GOAL:
Quote all of the data that follows exactly as written, skipping the images.

DATA EXCERPT:
Begin
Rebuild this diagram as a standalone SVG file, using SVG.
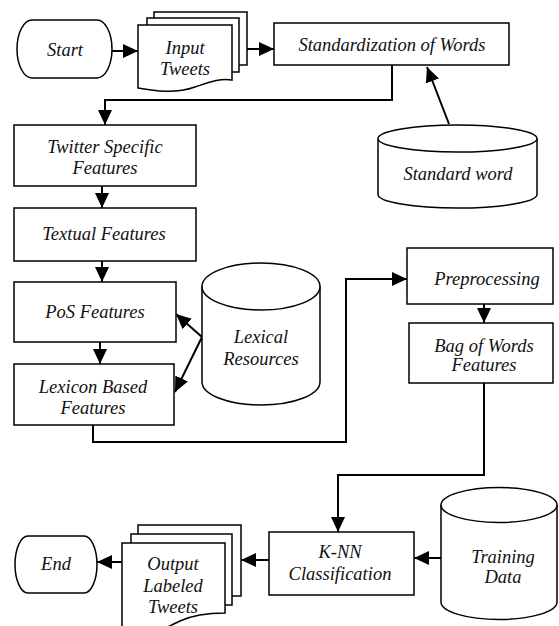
<svg xmlns="http://www.w3.org/2000/svg" width="559" height="626" viewBox="0 0 559 626">
<style>
.s{fill:#fff;stroke:#000;stroke-width:1.5}
.t{font-family:'Liberation Serif','Times New Roman',serif;font-style:italic;font-size:18.5px;text-anchor:middle;fill:#111}
.c{fill:none;stroke:#000;stroke-width:2}
</style>
<defs>
<marker id="ah" markerUnits="userSpaceOnUse" markerWidth="16" markerHeight="14" refX="15" refY="7" orient="auto">
<path d="M0,0 L15,7 L0,14 Z" fill="#000"/>
</marker>
</defs>
<rect width="559" height="626" fill="#fff"/>
<g id="connectors">
<line class="c" x1="112" y1="51" x2="138" y2="51" marker-end="url(#ah)"/>
<line class="c" x1="247" y1="49" x2="274" y2="49" marker-end="url(#ah)"/>
<polyline class="c" points="392,65 392,100 105,100 105,125" marker-end="url(#ah)"/>
<line class="c" x1="449" y1="124" x2="427" y2="67" marker-end="url(#ah)"/>
<line class="c" x1="102" y1="186" x2="102" y2="208" marker-end="url(#ah)"/>
<line class="c" x1="102" y1="261" x2="102" y2="282" marker-end="url(#ah)"/>
<line class="c" x1="100" y1="342" x2="100" y2="364" marker-end="url(#ah)"/>
<line class="c" x1="202" y1="337" x2="176" y2="314" marker-end="url(#ah)"/>
<line class="c" x1="202" y1="337" x2="175" y2="392" marker-end="url(#ah)"/>
<polyline class="c" points="93,425 93,442 346,442 346,279 407,279" marker-end="url(#ah)"/>
<line class="c" x1="484" y1="304" x2="484" y2="323" marker-end="url(#ah)"/>
<polyline class="c" points="484,383 484,475 338,475 338,532" marker-end="url(#ah)"/>
<line class="c" x1="441" y1="558" x2="414" y2="558" marker-end="url(#ah)"/>
<line class="c" x1="269" y1="560" x2="241" y2="560" marker-end="url(#ah)"/>
<line class="c" x1="122" y1="562" x2="97" y2="562" marker-end="url(#ah)"/>
</g>
<g id="start">
<path class="s" d="M32,20 H97 A15,29 0 0 1 97,78 H32 A15,29 0 0 1 32,20 Z"/>
<text class="t" x="65" y="56">Start</text>
</g>
<g id="input-tweets">
<path class="s" d="M154,12 H247 V65 H154 Z"/>
<path class="s" d="M147,18 H239 V72 H147 Z"/>
<path class="s" d="M138,25 H232 V80 C220,78 210,82 195,87 C175,94 155,91 138,88 Z"/>
<text class="t" x="185" y="54">Input</text>
<text class="t" x="185" y="75">Tweets</text>
</g>
<g id="standardization">
<rect class="s" x="274" y="23" width="235" height="42"/>
<text class="t" x="392" y="51">Standardization of Words</text>
</g>
<g id="standard-word">
<path class="s" d="M378,138.5 V194.5 A79.5,13.5 0 0 0 537,194.5 V138.5"/>
<ellipse class="s" cx="457.5" cy="138.5" rx="79.5" ry="13.5"/>
<text class="t" x="458" y="180">Standard word</text>
</g>
<g id="twitter-specific">
<rect class="s" x="14" y="125" width="182" height="61"/>
<text class="t" x="105" y="153">Twitter Specific</text>
<text class="t" x="105" y="174">Features</text>
</g>
<g id="textual">
<rect class="s" x="14" y="208" width="182" height="53"/>
<text class="t" x="104" y="240">Textual Features</text>
</g>
<g id="pos">
<rect class="s" x="14" y="282" width="162" height="60"/>
<text class="t" x="95" y="318">PoS Features</text>
</g>
<g id="lexicon-based">
<rect class="s" x="14" y="364" width="160" height="61"/>
<text class="t" x="93" y="393">Lexicon Based</text>
<text class="t" x="93" y="414">Features</text>
</g>
<g id="lexical-resources">
<path class="s" d="M202,286.5 V382 A59,23 0 0 0 320,382 V286.5"/>
<ellipse class="s" cx="261" cy="286.5" rx="59" ry="23.5"/>
<text class="t" x="261" y="343">Lexical</text>
<text class="t" x="261" y="365">Resources</text>
</g>
<g id="preprocessing">
<rect class="s" x="407" y="248" width="146" height="56"/>
<text class="t" x="487" y="285">Preprocessing</text>
</g>
<g id="bag-of-words">
<rect class="s" x="409" y="323" width="144" height="60"/>
<text class="t" x="484" y="352">Bag of Words</text>
<text class="t" x="484" y="371">Features</text>
</g>
<g id="knn">
<rect class="s" x="269" y="532" width="145" height="63"/>
<text class="t" x="340" y="558">K-NN</text>
<text class="t" x="340" y="580">Classification</text>
</g>
<g id="training-data">
<path class="s" d="M441,505 V602 A58,17.5 0 0 0 557,602 V505"/>
<ellipse class="s" cx="499" cy="505" rx="58" ry="17.5"/>
<text class="t" x="503" y="563">Training</text>
<text class="t" x="503" y="583">Data</text>
</g>
<g id="output-tweets">
<path class="s" d="M138,525 H241 V596 H138 Z"/>
<path class="s" d="M131,534 H232 V605 H131 Z"/>
<path class="s" d="M122,543 H225 V613 C210,613 195,614 180,621 C172,625 168,627 165,628 H122 Z"/>
<text class="t" x="173" y="570">Output</text>
<text class="t" x="173" y="592">Labeled</text>
<text class="t" x="173" y="613">Tweets</text>
</g>
<g id="end">
<path class="s" d="M28,536 H84 A13,28.5 0 0 1 84,593 H28 A13,28.5 0 0 1 28,536 Z"/>
<text class="t" x="56" y="570">End</text>
</g>
</svg>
End
FINAL RESULT:
Rebuild this diagram as a standalone SVG file, using SVG.
<svg xmlns="http://www.w3.org/2000/svg" width="559" height="626" viewBox="0 0 559 626">
<style>
.s{fill:#fff;stroke:#000;stroke-width:1.5}
.t{font-family:'Liberation Serif','Times New Roman',serif;font-style:italic;font-size:18.5px;text-anchor:middle;fill:#111}
.c{fill:none;stroke:#000;stroke-width:2}
</style>
<defs>
<marker id="ah" markerUnits="userSpaceOnUse" markerWidth="16" markerHeight="14" refX="15" refY="7" orient="auto">
<path d="M0,0 L15,7 L0,14 Z" fill="#000"/>
</marker>
</defs>
<rect width="559" height="626" fill="#fff"/>
<g id="connectors">
<line class="c" x1="112" y1="51" x2="138" y2="51" marker-end="url(#ah)"/>
<line class="c" x1="247" y1="49" x2="274" y2="49" marker-end="url(#ah)"/>
<polyline class="c" points="392,65 392,100 105,100 105,125" marker-end="url(#ah)"/>
<line class="c" x1="449" y1="124" x2="427" y2="67" marker-end="url(#ah)"/>
<line class="c" x1="102" y1="186" x2="102" y2="208" marker-end="url(#ah)"/>
<line class="c" x1="102" y1="261" x2="102" y2="282" marker-end="url(#ah)"/>
<line class="c" x1="100" y1="342" x2="100" y2="364" marker-end="url(#ah)"/>
<line class="c" x1="202" y1="337" x2="176" y2="314" marker-end="url(#ah)"/>
<line class="c" x1="202" y1="337" x2="175" y2="392" marker-end="url(#ah)"/>
<polyline class="c" points="93,425 93,442 346,442 346,279 407,279" marker-end="url(#ah)"/>
<line class="c" x1="484" y1="304" x2="484" y2="323" marker-end="url(#ah)"/>
<polyline class="c" points="484,383 484,475 338,475 338,532" marker-end="url(#ah)"/>
<line class="c" x1="441" y1="558" x2="414" y2="558" marker-end="url(#ah)"/>
<line class="c" x1="269" y1="560" x2="241" y2="560" marker-end="url(#ah)"/>
<line class="c" x1="122" y1="562" x2="97" y2="562" marker-end="url(#ah)"/>
</g>
<g id="start">
<path class="s" d="M32,20 H97 A15,29 0 0 1 97,78 H32 A15,29 0 0 1 32,20 Z"/>
<text class="t" x="65" y="56">Start</text>
</g>
<g id="input-tweets">
<path class="s" d="M154,12 H247 V65 H154 Z"/>
<path class="s" d="M147,18 H239 V72 H147 Z"/>
<path class="s" d="M138,25 H232 V80 C220,78 210,82 195,87 C175,94 155,91 138,88 Z"/>
<text class="t" x="185" y="54">Input</text>
<text class="t" x="185" y="75">Tweets</text>
</g>
<g id="standardization">
<rect class="s" x="274" y="23" width="235" height="42"/>
<text class="t" x="392" y="51">Standardization of Words</text>
</g>
<g id="standard-word">
<path class="s" d="M378,138.5 V194.5 A79.5,13.5 0 0 0 537,194.5 V138.5"/>
<ellipse class="s" cx="457.5" cy="138.5" rx="79.5" ry="13.5"/>
<text class="t" x="458" y="180">Standard word</text>
</g>
<g id="twitter-specific">
<rect class="s" x="14" y="125" width="182" height="61"/>
<text class="t" x="105" y="153">Twitter Specific</text>
<text class="t" x="105" y="174">Features</text>
</g>
<g id="textual">
<rect class="s" x="14" y="208" width="182" height="53"/>
<text class="t" x="104" y="240">Textual Features</text>
</g>
<g id="pos">
<rect class="s" x="14" y="282" width="162" height="60"/>
<text class="t" x="95" y="318">PoS Features</text>
</g>
<g id="lexicon-based">
<rect class="s" x="14" y="364" width="160" height="61"/>
<text class="t" x="93" y="393">Lexicon Based</text>
<text class="t" x="93" y="414">Features</text>
</g>
<g id="lexical-resources">
<path class="s" d="M202,286.5 V382 A59,23 0 0 0 320,382 V286.5"/>
<ellipse class="s" cx="261" cy="286.5" rx="59" ry="23.5"/>
<text class="t" x="261" y="343">Lexical</text>
<text class="t" x="261" y="365">Resources</text>
</g>
<g id="preprocessing">
<rect class="s" x="407" y="248" width="146" height="56"/>
<text class="t" x="487" y="285">Preprocessing</text>
</g>
<g id="bag-of-words">
<rect class="s" x="409" y="323" width="144" height="60"/>
<text class="t" x="484" y="352">Bag of Words</text>
<text class="t" x="484" y="371">Features</text>
</g>
<g id="knn">
<rect class="s" x="269" y="532" width="145" height="63"/>
<text class="t" x="340" y="558">K-NN</text>
<text class="t" x="340" y="580">Classification</text>
</g>
<g id="training-data">
<path class="s" d="M441,505 V602 A58,17.5 0 0 0 557,602 V505"/>
<ellipse class="s" cx="499" cy="505" rx="58" ry="17.5"/>
<text class="t" x="503" y="563">Training</text>
<text class="t" x="503" y="583">Data</text>
</g>
<g id="output-tweets">
<path class="s" d="M138,525 H241 V596 H138 Z"/>
<path class="s" d="M131,534 H232 V605 H131 Z"/>
<path class="s" d="M122,543 H225 V613 C210,613 195,614 180,621 C172,625 168,627 165,628 H122 Z"/>
<text class="t" x="173" y="570">Output</text>
<text class="t" x="173" y="592">Labeled</text>
<text class="t" x="173" y="613">Tweets</text>
</g>
<g id="end">
<path class="s" d="M28,536 H84 A13,28.5 0 0 1 84,593 H28 A13,28.5 0 0 1 28,536 Z"/>
<text class="t" x="56" y="570">End</text>
</g>
</svg>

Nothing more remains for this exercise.